Task description: Output the full listing below exactly as it reads, and skip anything that is a picture.

Available data:
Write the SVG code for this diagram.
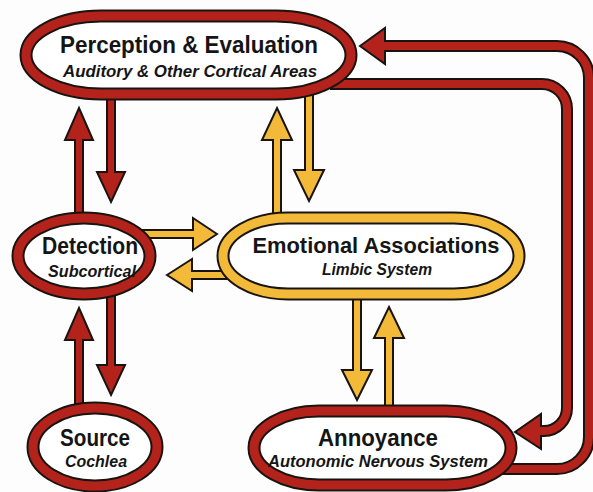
<svg xmlns="http://www.w3.org/2000/svg" width="593" height="492" viewBox="0 0 593 492">
<style>
.bk{fill:#fff;stroke:#1a1410;stroke-width:13}
.rd{fill:none;stroke:#b3231b;stroke-width:9}
.yl{fill:none;stroke:#f3ba3a;stroke-width:9}
.ar{fill:#b3231b;stroke:#1a1410;stroke-width:2;stroke-linejoin:miter}
.ay{fill:#f3ba3a;stroke:#1a1410;stroke-width:2;stroke-linejoin:miter}
.cb{fill:none;stroke:#1a1410;stroke-width:12}
.cr{fill:none;stroke:#b3231b;stroke-width:8}
.t{font-family:"Liberation Sans",Arial,sans-serif;font-weight:bold;fill:#151515;text-anchor:middle}
.s{font-style:italic;font-size:16px}
</style>
<rect width="593" height="492" fill="#fdfdfd"/>
<g id="connectors">
<path class="cb" d="M500 469 H557 A32 32 0 0 0 589 437 V78 A32 32 0 0 0 557 46 H383"/>
<polygon class="ar" points="360,46 385,28 385,64"/>
<path class="cr" d="M500 469 H557 A32 32 0 0 0 589 437 V78 A32 32 0 0 0 557 46 H380"/>
<path class="cb" d="M330 84 H542 A25 25 0 0 1 567 109 V408 A23 23 0 0 1 544 431 H539"/>
<polygon class="ar" points="515,432 541,414 541,449"/>
<path class="cr" d="M330 84 H542 A25 25 0 0 1 567 109 V408 A23 23 0 0 1 544 431 H536"/>
<polygon class="ar" points="79,108 93,140 83,140 83,216 75,216 75,140 65,140"/>
<polygon class="ar" points="111,202 125,172 115,172 115,95 107,95 107,172 97,172"/>
<polygon class="ar" points="79,308 93,340 83,340 83,410 75,410 75,340 65,340"/>
<polygon class="ar" points="111,395 125,365 115,365 115,296 107,296 107,365 97,365"/>
<polygon class="ay" points="277,108 292,140 281,140 281,216 273,216 273,140 262,140"/>
<polygon class="ay" points="309,201 324,170 313,170 313,95 305,95 305,170 294,170"/>
<polygon class="ay" points="217,234 193,218 193,230 140,230 140,238 193,238 193,250"/>
<polygon class="ay" points="167,275 192,259 192,271 232,271 232,279 192,279 192,291"/>
<polygon class="ay" points="357,400 372,370 361,370 361,295 353,295 353,370 342,370"/>
<polygon class="ay" points="389,307 404,338 393,338 393,412 385,412 385,338 374,338"/>
</g>
<g id="perception">
<rect class="bk" x="26" y="16" width="325" height="78" rx="75" ry="39"/>
<rect class="rd" x="26" y="16" width="325" height="78" rx="75" ry="39"/>
<text class="t" x="189" y="53" font-size="24" textLength="258" lengthAdjust="spacingAndGlyphs">Perception &amp; Evaluation</text>
<text class="t s" x="190" y="77" textLength="254" lengthAdjust="spacingAndGlyphs">Auditory &amp; Other Cortical Areas</text>
</g>
<g id="detection">
<ellipse class="bk" cx="84" cy="256" rx="66" ry="38"/>
<ellipse class="rd" cx="84" cy="256" rx="66" ry="38"/>
<text class="t" x="90" y="254" font-size="23" textLength="96" lengthAdjust="spacingAndGlyphs">Detection</text>
<text class="t s" x="92" y="277" textLength="88" lengthAdjust="spacingAndGlyphs">Subcortical</text>
</g>
<g id="emotional">
<rect class="bk" x="223" y="218" width="296" height="76" rx="65" ry="38"/>
<rect class="yl" x="223" y="218" width="296" height="76" rx="65" ry="38"/>
<text class="t" x="376" y="253" font-size="22" textLength="247" lengthAdjust="spacingAndGlyphs">Emotional Associations</text>
<text class="t s" x="377" y="275" textLength="110" lengthAdjust="spacingAndGlyphs">Limbic System</text>
</g>
<g id="source">
<ellipse class="bk" cx="95" cy="447" rx="62" ry="39"/>
<ellipse class="rd" cx="95" cy="447" rx="62" ry="39"/>
<text class="t" x="95" y="446" font-size="24" textLength="70" lengthAdjust="spacingAndGlyphs">Source</text>
<text class="t s" x="96" y="467" textLength="62" lengthAdjust="spacingAndGlyphs">Cochlea</text>
</g>
<g id="annoyance">
<rect class="bk" x="254" y="411" width="257" height="74" rx="65" ry="37"/>
<rect class="rd" x="254" y="411" width="257" height="74" rx="65" ry="37"/>
<text class="t" x="378" y="446" font-size="24" textLength="120" lengthAdjust="spacingAndGlyphs">Annoyance</text>
<text class="t s" x="378" y="467" textLength="220" lengthAdjust="spacingAndGlyphs">Autonomic Nervous System</text>
</g>
</svg>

Solution to the exercise:
Write the SVG code for this diagram.
<svg xmlns="http://www.w3.org/2000/svg" width="593" height="492" viewBox="0 0 593 492">
<style>
.bk{fill:#fff;stroke:#1a1410;stroke-width:13}
.rd{fill:none;stroke:#b3231b;stroke-width:9}
.yl{fill:none;stroke:#f3ba3a;stroke-width:9}
.ar{fill:#b3231b;stroke:#1a1410;stroke-width:2;stroke-linejoin:miter}
.ay{fill:#f3ba3a;stroke:#1a1410;stroke-width:2;stroke-linejoin:miter}
.cb{fill:none;stroke:#1a1410;stroke-width:12}
.cr{fill:none;stroke:#b3231b;stroke-width:8}
.t{font-family:"Liberation Sans",Arial,sans-serif;font-weight:bold;fill:#151515;text-anchor:middle}
.s{font-style:italic;font-size:16px}
</style>
<rect width="593" height="492" fill="#fdfdfd"/>
<g id="connectors">
<path class="cb" d="M500 469 H557 A32 32 0 0 0 589 437 V78 A32 32 0 0 0 557 46 H383"/>
<polygon class="ar" points="360,46 385,28 385,64"/>
<path class="cr" d="M500 469 H557 A32 32 0 0 0 589 437 V78 A32 32 0 0 0 557 46 H380"/>
<path class="cb" d="M330 84 H542 A25 25 0 0 1 567 109 V408 A23 23 0 0 1 544 431 H539"/>
<polygon class="ar" points="515,432 541,414 541,449"/>
<path class="cr" d="M330 84 H542 A25 25 0 0 1 567 109 V408 A23 23 0 0 1 544 431 H536"/>
<polygon class="ar" points="79,108 93,140 83,140 83,216 75,216 75,140 65,140"/>
<polygon class="ar" points="111,202 125,172 115,172 115,95 107,95 107,172 97,172"/>
<polygon class="ar" points="79,308 93,340 83,340 83,410 75,410 75,340 65,340"/>
<polygon class="ar" points="111,395 125,365 115,365 115,296 107,296 107,365 97,365"/>
<polygon class="ay" points="277,108 292,140 281,140 281,216 273,216 273,140 262,140"/>
<polygon class="ay" points="309,201 324,170 313,170 313,95 305,95 305,170 294,170"/>
<polygon class="ay" points="217,234 193,218 193,230 140,230 140,238 193,238 193,250"/>
<polygon class="ay" points="167,275 192,259 192,271 232,271 232,279 192,279 192,291"/>
<polygon class="ay" points="357,400 372,370 361,370 361,295 353,295 353,370 342,370"/>
<polygon class="ay" points="389,307 404,338 393,338 393,412 385,412 385,338 374,338"/>
</g>
<g id="perception">
<rect class="bk" x="26" y="16" width="325" height="78" rx="75" ry="39"/>
<rect class="rd" x="26" y="16" width="325" height="78" rx="75" ry="39"/>
<text class="t" x="189" y="53" font-size="24" textLength="258" lengthAdjust="spacingAndGlyphs">Perception &amp; Evaluation</text>
<text class="t s" x="190" y="77" textLength="254" lengthAdjust="spacingAndGlyphs">Auditory &amp; Other Cortical Areas</text>
</g>
<g id="detection">
<ellipse class="bk" cx="84" cy="256" rx="66" ry="38"/>
<ellipse class="rd" cx="84" cy="256" rx="66" ry="38"/>
<text class="t" x="90" y="254" font-size="23" textLength="96" lengthAdjust="spacingAndGlyphs">Detection</text>
<text class="t s" x="92" y="277" textLength="88" lengthAdjust="spacingAndGlyphs">Subcortical</text>
</g>
<g id="emotional">
<rect class="bk" x="223" y="218" width="296" height="76" rx="65" ry="38"/>
<rect class="yl" x="223" y="218" width="296" height="76" rx="65" ry="38"/>
<text class="t" x="376" y="253" font-size="22" textLength="247" lengthAdjust="spacingAndGlyphs">Emotional Associations</text>
<text class="t s" x="377" y="275" textLength="110" lengthAdjust="spacingAndGlyphs">Limbic System</text>
</g>
<g id="source">
<ellipse class="bk" cx="95" cy="447" rx="62" ry="39"/>
<ellipse class="rd" cx="95" cy="447" rx="62" ry="39"/>
<text class="t" x="95" y="446" font-size="24" textLength="70" lengthAdjust="spacingAndGlyphs">Source</text>
<text class="t s" x="96" y="467" textLength="62" lengthAdjust="spacingAndGlyphs">Cochlea</text>
</g>
<g id="annoyance">
<rect class="bk" x="254" y="411" width="257" height="74" rx="65" ry="37"/>
<rect class="rd" x="254" y="411" width="257" height="74" rx="65" ry="37"/>
<text class="t" x="378" y="446" font-size="24" textLength="120" lengthAdjust="spacingAndGlyphs">Annoyance</text>
<text class="t s" x="378" y="467" textLength="220" lengthAdjust="spacingAndGlyphs">Autonomic Nervous System</text>
</g>
</svg>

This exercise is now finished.